Tip #4: Hire the Right Attorney
Not all estate planning attorneys are created equal. Get recommendations from friends, family or colleagues you trust. And don’t just take their word for it -- it’s best to read reviews, contact references, etc. before making the hiring decision.
Living and breathing estate law is the epitome of my life. It all started when I was a kid growing up in Queens, NY next to the Surrogate court. That is when my fascination with estate & probate law began. It made me realize that this legal field is one of the most important ones in existence. Unlike other legal fields, this one deals with more than just money, it deals with spirituality. That is because peoples religious and idealistic beliefs will play a big roll on how they plan for their future.

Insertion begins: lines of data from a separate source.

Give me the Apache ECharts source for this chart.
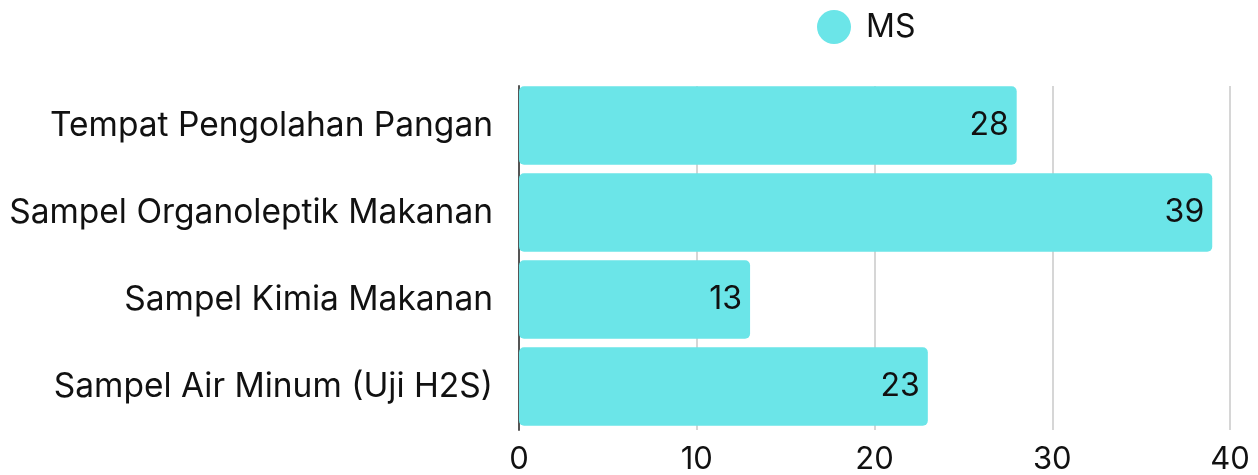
<!DOCTYPE html>
<html>
<head>
<meta charset="utf-8">
<script src="https://cdn.jsdelivr.net/npm/echarts@6/dist/echarts.min.js"></script>
<style>
  html, body { margin: 0; padding: 0; background: #fff; }
  #main { width: 1258px; height: 475px; }
</style>
</head>
<body>
<div id="main"></div>
<script>
// data
var categories = ['Tempat Pengolahan Pangan', 'Sampel Organoleptik Makanan', 'Sampel Kimia Makanan', 'Sampel Air Minum (Uji H2S)'];
var msValues = [28, 39, 13, 23];
var xTicks = [0, 10, 20, 30, 40];

var font = 'Inter';
var chart = echarts.init(document.getElementById('main'));

var option = {
  animation: false,
  textStyle: { fontFamily: font },
  legend: {
    data: ['MS'],
    left: 812,
    top: 5,
    icon: 'circle',
    itemWidth: 34,
    itemHeight: 34,
    textStyle: { fontSize: 32, color: '#111', padding: [0, 0, 0, 10] }
  },
  grid: [
    // bars
    { left: 519, right: 28, top: 82, height: 352 },
    // grid lines + axis line only span the bar area
    { left: 519, right: 28, top: 86, height: 344 }
  ],
  xAxis: [
    {
      type: 'value', gridIndex: 0,
      min: xTicks[0], max: xTicks[xTicks.length - 1], interval: 10,
      axisLine: { show: false },
      axisTick: { show: false },
      splitLine: { show: false },
      axisLabel: { fontSize: 31, color: '#111', margin: 14 }
    },
    {
      type: 'value', gridIndex: 1,
      min: xTicks[0], max: xTicks[xTicks.length - 1], interval: 10,
      axisLine: { show: false },
      axisTick: { show: false },
      axisLabel: { show: false },
      splitLine: { show: true, lineStyle: { color: '#c8c8c8', width: 1.5 } }
    }
  ],
  yAxis: [
    {
      type: 'category', gridIndex: 0,
      data: categories,
      inverse: true,
      axisLine: { show: false },
      axisTick: { show: false },
      axisLabel: { fontSize: 33.5, color: '#111', margin: 26 }
    },
    {
      type: 'category', gridIndex: 1,
      data: categories, inverse: true,
      axisLine: { show: true, lineStyle: { color: '#555', width: 2 } },
      axisTick: { show: false },
      axisLabel: { show: false },
      splitLine: { show: false }
    }
  ],
  series: [
    {
      name: 'MS',
      type: 'bar',
      data: msValues,
      barCategoryGap: '10%',
      itemStyle: { color: '#6be5e8', borderRadius: 5 },
      label: {
        show: true,
        position: 'insideRight',
        distance: 8,
        fontSize: 32,
        color: '#111'
      }
    }
  ]
};

chart.setOption(option);
</script>
</body>
</html>
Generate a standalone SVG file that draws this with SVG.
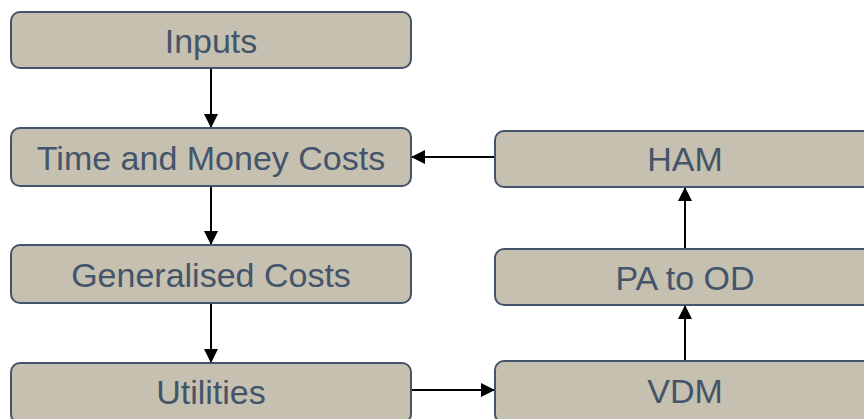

For example, in Judaism and Islam, men play a more dominant role in inheritance. This means that by default the assets goes to the men and on the woman. Although in many Jewish homes it is decided beforehand by the parents that the boys will inherit and then pass the girls half by means of a "present" this way they can fulfill the tradition to inherit the boys. In Islam, the men dominate the inheritance fields and it does not seem like there is a "de-facto" roundabout maneuver to get the money to the girls (like in Judaism). Moreover, in religious households where there is no will or instruction what to do, they will be required to go to a local religious authority to decide how to divide the assets. This means that internally the local probate laws will not make a difference to a family where everyone holds strong religious beliefs.
Again, whether religious or not, this all leads to the bottom line understanding of how important it is to plan your estate and avoid probate (whether religious or not). Time and time again I saw families where no will was left trying to understand estate & probate law at the Queens Surrogate court. They looked like their lives were in shambles and it's all because their family did not take time to speak to an estate, elder or probate attorney when they were still alive.